The bride is represented as not over-comely, and as one—of good judgment in most matters—who resorted to some vulgar appliances for making the most of her "good looks." Lord Macaulay[[21]] uses a very rampant rhetoric in his encyclopædic mention of the paint she put upon her cheeks. With the aid of her £800, Johnson determined to set up a boarding-school for young gentlemen; a gaunt country-house three miles out of Lichfield was rented and equipped and advertised; but the young gentlemen did not come.
How could they be won that way? The mistress frowsy, simpering, ancient, painted, and becurled; and Mr. Johnson, gaunt, clumsy, squinting—one side of his face badly scarred with some early surgical cut; one eye involved and drooping, and a twitchy St. Vitus's dance making all uglier. What boy would not dread a possible whipping from such a master, and what mamma would not tremble for her boy? Yet I do not believe he ever whipped hard, when he had occasion; he was kind-hearted; but his scolds at a false syntax must have been terrific and have made the floors shiver.

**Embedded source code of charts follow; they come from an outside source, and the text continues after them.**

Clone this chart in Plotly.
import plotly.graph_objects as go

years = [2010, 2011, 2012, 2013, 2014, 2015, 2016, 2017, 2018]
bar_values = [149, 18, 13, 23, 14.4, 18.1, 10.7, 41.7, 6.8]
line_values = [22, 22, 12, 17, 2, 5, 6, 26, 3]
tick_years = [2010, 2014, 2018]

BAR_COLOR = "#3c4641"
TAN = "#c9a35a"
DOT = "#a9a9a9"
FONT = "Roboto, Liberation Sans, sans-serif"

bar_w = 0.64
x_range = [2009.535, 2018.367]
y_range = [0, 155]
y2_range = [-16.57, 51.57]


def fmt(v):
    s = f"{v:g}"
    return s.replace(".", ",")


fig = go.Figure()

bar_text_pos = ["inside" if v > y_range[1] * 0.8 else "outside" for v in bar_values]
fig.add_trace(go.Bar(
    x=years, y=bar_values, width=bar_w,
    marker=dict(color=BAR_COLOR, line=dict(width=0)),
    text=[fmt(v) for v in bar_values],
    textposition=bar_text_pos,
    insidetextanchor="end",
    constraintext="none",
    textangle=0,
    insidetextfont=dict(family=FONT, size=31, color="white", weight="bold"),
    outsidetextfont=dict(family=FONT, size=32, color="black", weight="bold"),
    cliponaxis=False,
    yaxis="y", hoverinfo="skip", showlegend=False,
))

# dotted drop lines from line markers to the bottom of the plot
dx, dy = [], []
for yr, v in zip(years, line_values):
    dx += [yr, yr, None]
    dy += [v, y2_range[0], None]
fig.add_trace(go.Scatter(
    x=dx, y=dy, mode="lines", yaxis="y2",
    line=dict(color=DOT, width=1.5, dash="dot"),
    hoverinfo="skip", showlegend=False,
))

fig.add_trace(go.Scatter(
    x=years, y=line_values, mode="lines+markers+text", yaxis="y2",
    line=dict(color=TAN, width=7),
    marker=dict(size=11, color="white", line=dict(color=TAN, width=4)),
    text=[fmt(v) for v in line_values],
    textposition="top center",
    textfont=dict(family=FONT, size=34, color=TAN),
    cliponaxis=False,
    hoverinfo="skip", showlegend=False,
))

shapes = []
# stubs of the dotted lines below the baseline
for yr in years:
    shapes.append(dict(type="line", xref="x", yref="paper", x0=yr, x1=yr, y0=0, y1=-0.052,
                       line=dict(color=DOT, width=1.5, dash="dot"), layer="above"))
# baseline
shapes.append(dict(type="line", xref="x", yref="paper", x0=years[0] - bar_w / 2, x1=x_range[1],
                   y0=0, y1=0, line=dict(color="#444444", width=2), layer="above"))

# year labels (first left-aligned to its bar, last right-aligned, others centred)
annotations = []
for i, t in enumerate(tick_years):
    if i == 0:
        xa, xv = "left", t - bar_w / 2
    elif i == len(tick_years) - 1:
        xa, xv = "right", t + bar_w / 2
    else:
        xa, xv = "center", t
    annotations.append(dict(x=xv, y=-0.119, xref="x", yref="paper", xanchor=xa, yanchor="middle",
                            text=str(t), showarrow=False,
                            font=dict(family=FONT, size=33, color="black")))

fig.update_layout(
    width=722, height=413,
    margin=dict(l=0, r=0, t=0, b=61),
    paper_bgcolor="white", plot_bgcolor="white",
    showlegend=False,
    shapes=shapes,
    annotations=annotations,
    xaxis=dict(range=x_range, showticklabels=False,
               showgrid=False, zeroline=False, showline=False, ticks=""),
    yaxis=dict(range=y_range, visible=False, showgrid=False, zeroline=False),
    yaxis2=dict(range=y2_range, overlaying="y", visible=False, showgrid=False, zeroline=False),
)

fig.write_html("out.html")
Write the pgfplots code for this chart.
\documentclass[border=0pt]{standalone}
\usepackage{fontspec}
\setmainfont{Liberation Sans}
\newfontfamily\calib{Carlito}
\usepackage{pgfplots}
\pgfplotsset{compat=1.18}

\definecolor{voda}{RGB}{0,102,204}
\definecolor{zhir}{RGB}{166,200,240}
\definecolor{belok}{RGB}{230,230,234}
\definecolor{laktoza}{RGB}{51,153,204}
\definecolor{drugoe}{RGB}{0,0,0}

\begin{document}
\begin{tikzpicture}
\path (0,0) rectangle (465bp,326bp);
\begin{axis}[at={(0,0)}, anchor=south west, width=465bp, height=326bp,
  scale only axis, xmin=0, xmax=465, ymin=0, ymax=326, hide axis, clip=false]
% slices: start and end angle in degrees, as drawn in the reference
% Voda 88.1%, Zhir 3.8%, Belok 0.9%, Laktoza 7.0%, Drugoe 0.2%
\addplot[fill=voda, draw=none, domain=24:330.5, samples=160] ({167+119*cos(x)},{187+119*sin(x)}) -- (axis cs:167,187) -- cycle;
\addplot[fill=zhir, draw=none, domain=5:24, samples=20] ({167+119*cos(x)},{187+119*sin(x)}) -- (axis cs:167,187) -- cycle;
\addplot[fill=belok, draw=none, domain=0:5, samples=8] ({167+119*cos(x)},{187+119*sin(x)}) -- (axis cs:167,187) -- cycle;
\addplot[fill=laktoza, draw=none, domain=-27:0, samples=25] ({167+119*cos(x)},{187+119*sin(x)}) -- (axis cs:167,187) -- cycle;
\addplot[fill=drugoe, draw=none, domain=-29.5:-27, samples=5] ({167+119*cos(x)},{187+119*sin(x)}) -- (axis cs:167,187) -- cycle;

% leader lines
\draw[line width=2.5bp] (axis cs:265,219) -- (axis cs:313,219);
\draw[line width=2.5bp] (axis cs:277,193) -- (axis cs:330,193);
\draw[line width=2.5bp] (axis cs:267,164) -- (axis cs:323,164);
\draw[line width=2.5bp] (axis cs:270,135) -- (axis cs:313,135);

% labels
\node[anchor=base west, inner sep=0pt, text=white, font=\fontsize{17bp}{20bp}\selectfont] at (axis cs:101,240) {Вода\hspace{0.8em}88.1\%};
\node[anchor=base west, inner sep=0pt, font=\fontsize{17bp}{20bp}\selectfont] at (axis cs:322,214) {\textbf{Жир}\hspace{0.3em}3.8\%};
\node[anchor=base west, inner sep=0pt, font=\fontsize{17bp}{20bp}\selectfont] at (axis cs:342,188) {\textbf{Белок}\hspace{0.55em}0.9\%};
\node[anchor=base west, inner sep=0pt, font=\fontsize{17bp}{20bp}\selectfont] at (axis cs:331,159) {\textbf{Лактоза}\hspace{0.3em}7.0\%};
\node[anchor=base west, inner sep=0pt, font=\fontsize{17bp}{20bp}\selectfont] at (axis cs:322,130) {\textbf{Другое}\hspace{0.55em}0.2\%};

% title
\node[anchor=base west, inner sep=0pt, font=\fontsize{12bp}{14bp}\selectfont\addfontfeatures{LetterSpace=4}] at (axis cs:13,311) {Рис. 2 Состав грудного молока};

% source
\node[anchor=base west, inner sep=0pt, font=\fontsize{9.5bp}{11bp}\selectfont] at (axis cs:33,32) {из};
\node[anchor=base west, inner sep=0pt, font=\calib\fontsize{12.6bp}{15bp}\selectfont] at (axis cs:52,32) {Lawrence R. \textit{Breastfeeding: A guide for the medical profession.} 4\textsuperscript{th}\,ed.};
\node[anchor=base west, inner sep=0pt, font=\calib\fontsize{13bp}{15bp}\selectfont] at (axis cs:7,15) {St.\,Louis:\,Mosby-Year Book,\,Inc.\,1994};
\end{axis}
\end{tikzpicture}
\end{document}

Among the boys who did venture to that Edial school was one David Garrick, whose father had been a friend of the elder Johnson; and when the school broke up—as it did presently—Johnson and David Garrick set out together for London, to seek their fortune—carrying letters to some booksellers there; and Johnson carrying that half-written tragedy of Irene in his pocket. Garrick's rise began early, and was brilliant, but of this we cannot speak now. Johnson knocked about those London streets—translating a little, jobbing at books a little, starving and scrimping a great deal. He fell in early with a certain Richard Savage,[[22]] a wild, clever, disorderly poet, as hard pinched as Johnson. According to his story, he was the son of the Countess Macclesfield, but disowned by her—he only coming to knowledge of his parentage through accident, when he was grown to manhood. Johnson tells the pathetic tale of how Savage paced up and down, at night, in sight of his mother's palatial windows, gazing grief-smitten at them, and yearning for the maternal recognition, which the heartless, dishonored woman refused. So, this castaway runs to drink and all deviltries; Johnson staying him much as he can—walking with him up and down through London streets till midnight—talking poetry, philosophy, religion; hungry both of them, and many a time with only ten pence between them.

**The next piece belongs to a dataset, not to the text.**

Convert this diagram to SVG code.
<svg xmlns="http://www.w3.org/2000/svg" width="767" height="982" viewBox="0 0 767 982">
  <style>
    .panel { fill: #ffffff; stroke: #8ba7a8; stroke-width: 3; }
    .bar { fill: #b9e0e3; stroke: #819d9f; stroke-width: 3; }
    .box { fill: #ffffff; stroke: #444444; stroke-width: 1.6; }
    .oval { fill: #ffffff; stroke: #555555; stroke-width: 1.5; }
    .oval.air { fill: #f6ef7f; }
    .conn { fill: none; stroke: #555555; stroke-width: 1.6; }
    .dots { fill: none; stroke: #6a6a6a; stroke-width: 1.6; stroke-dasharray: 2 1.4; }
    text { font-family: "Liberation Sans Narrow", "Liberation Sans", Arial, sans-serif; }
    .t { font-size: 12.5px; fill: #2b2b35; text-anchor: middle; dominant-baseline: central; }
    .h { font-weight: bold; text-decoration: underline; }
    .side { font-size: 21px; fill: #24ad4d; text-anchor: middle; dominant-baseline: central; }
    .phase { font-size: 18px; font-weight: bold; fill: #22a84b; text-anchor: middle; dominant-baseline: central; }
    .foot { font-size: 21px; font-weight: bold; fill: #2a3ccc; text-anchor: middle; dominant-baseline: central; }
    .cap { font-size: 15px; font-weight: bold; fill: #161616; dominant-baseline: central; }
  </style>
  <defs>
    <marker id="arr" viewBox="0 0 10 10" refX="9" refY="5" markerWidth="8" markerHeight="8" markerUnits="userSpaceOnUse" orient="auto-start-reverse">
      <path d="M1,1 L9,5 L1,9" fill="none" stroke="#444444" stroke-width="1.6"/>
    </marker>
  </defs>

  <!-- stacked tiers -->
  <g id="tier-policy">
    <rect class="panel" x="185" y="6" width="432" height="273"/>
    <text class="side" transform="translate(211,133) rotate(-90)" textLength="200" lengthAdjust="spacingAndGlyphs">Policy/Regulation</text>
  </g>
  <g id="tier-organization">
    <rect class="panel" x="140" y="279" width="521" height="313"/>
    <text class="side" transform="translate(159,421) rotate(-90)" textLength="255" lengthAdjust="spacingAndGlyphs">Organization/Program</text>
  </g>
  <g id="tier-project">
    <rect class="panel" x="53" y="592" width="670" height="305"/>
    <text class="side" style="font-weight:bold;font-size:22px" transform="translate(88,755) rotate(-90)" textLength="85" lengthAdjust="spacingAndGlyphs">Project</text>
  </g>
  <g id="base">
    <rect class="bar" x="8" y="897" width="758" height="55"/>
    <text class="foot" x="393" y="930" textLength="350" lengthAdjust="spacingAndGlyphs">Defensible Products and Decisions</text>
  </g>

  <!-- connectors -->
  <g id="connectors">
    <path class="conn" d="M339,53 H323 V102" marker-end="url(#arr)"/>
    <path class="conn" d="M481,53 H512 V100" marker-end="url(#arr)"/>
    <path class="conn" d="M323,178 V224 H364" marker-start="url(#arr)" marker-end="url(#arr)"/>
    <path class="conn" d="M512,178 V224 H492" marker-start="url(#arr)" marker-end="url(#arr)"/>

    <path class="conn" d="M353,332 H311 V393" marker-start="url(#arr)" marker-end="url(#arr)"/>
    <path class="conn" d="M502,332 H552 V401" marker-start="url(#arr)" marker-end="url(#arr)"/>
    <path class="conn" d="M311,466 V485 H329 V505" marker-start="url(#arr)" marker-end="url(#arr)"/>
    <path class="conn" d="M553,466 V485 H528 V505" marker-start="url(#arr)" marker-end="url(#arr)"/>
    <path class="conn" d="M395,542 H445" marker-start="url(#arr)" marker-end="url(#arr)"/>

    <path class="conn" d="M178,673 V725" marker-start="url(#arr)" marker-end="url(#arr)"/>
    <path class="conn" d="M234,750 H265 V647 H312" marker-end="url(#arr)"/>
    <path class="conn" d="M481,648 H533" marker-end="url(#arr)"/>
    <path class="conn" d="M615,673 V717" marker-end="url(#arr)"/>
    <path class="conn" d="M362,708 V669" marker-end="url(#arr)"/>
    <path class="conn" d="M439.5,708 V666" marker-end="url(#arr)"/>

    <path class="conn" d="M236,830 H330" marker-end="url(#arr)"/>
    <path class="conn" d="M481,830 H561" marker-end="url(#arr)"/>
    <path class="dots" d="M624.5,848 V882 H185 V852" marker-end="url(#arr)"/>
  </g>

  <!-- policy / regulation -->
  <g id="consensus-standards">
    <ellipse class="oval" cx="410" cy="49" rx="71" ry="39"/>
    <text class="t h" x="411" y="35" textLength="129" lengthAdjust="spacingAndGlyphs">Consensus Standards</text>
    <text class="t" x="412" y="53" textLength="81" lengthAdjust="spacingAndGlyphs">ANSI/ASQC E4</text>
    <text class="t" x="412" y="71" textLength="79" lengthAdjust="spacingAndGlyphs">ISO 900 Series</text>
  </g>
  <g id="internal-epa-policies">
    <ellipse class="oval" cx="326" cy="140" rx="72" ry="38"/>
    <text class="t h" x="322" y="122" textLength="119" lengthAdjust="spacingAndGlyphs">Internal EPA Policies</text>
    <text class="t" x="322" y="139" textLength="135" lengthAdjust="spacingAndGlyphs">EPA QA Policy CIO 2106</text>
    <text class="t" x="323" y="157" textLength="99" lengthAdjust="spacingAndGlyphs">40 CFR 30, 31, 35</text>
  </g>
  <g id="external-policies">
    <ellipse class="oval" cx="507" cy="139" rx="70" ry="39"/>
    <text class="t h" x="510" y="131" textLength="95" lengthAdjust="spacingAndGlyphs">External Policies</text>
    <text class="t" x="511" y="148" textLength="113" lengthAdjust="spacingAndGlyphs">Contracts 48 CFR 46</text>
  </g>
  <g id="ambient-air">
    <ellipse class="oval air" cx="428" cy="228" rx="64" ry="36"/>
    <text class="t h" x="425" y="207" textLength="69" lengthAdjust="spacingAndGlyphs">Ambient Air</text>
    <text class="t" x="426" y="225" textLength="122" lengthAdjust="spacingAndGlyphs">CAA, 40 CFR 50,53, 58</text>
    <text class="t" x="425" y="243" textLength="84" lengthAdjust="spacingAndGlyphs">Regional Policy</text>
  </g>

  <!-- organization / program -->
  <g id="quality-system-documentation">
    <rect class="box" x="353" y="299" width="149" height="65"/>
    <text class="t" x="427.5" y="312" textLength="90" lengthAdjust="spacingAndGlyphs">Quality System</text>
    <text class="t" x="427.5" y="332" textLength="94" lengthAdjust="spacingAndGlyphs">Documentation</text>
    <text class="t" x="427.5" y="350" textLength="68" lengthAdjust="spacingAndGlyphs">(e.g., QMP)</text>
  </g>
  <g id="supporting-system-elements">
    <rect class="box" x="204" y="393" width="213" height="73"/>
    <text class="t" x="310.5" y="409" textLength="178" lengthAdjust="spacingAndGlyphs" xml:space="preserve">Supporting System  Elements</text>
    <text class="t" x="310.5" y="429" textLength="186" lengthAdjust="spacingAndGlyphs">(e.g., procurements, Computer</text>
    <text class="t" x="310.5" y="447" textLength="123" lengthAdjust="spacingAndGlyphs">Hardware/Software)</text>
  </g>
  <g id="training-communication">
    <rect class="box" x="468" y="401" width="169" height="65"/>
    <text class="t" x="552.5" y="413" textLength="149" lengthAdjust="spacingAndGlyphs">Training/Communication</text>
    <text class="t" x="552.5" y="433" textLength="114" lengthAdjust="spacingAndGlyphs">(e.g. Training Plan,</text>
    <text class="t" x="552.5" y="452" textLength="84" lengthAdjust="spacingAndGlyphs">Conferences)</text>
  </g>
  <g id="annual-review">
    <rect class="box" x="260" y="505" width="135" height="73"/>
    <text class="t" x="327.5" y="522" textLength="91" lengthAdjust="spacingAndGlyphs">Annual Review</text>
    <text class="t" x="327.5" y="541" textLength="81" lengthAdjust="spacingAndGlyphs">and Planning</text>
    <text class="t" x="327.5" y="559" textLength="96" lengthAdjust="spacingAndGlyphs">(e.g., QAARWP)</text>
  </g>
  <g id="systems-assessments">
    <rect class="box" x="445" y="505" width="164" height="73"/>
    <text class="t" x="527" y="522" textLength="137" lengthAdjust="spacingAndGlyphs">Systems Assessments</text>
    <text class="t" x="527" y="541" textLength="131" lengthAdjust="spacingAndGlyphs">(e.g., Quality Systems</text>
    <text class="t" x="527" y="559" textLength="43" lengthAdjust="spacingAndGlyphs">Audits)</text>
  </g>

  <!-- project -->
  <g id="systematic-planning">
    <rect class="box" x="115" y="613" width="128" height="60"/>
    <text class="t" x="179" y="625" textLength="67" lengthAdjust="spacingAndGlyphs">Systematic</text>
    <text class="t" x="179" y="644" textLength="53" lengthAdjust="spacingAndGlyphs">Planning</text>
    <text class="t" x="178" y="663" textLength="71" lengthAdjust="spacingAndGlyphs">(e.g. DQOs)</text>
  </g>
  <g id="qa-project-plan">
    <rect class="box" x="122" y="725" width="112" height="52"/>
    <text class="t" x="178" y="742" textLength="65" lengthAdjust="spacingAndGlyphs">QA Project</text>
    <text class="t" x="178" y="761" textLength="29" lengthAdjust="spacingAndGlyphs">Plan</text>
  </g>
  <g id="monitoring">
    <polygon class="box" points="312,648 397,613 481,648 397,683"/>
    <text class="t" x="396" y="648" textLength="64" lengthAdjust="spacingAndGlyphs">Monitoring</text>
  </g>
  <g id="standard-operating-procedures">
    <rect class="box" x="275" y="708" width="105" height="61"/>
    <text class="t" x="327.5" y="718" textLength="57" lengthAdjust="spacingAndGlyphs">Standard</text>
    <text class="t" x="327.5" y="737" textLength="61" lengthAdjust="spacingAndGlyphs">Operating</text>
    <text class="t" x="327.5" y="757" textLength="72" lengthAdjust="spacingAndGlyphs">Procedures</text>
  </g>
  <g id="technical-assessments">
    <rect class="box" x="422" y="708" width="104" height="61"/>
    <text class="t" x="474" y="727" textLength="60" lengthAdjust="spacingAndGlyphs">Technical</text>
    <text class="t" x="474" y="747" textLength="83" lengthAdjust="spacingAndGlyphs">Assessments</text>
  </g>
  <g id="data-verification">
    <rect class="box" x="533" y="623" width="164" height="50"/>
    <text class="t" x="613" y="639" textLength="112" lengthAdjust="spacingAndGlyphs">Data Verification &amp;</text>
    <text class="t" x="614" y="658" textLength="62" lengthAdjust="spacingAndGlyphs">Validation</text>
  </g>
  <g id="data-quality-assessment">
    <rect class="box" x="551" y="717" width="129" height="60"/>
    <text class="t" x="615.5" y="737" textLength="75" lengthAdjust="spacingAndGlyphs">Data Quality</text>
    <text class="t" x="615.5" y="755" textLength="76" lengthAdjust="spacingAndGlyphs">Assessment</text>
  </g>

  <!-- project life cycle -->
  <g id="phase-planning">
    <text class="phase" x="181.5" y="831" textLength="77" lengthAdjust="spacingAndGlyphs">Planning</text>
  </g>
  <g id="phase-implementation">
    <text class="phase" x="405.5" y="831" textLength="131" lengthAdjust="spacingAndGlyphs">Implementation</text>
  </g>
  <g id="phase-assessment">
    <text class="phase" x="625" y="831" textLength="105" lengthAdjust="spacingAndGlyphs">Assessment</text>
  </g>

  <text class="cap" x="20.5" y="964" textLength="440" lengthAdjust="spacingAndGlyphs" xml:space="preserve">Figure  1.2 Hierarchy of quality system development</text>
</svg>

Well, at last, Savage kills his man in a tavern broil; would have been hung—the mother countess (as the story runs) hoping it would be so; but he escapes, largely through the influence of that Queen Caroline, to whom Jeanie Deans makes her eloquent plea in Scott's ever-famous novel of The Heart of Mid-Lothian. Savage escapes, but 'tis only to go to other bad ways, and at last he died in a Bristol jail.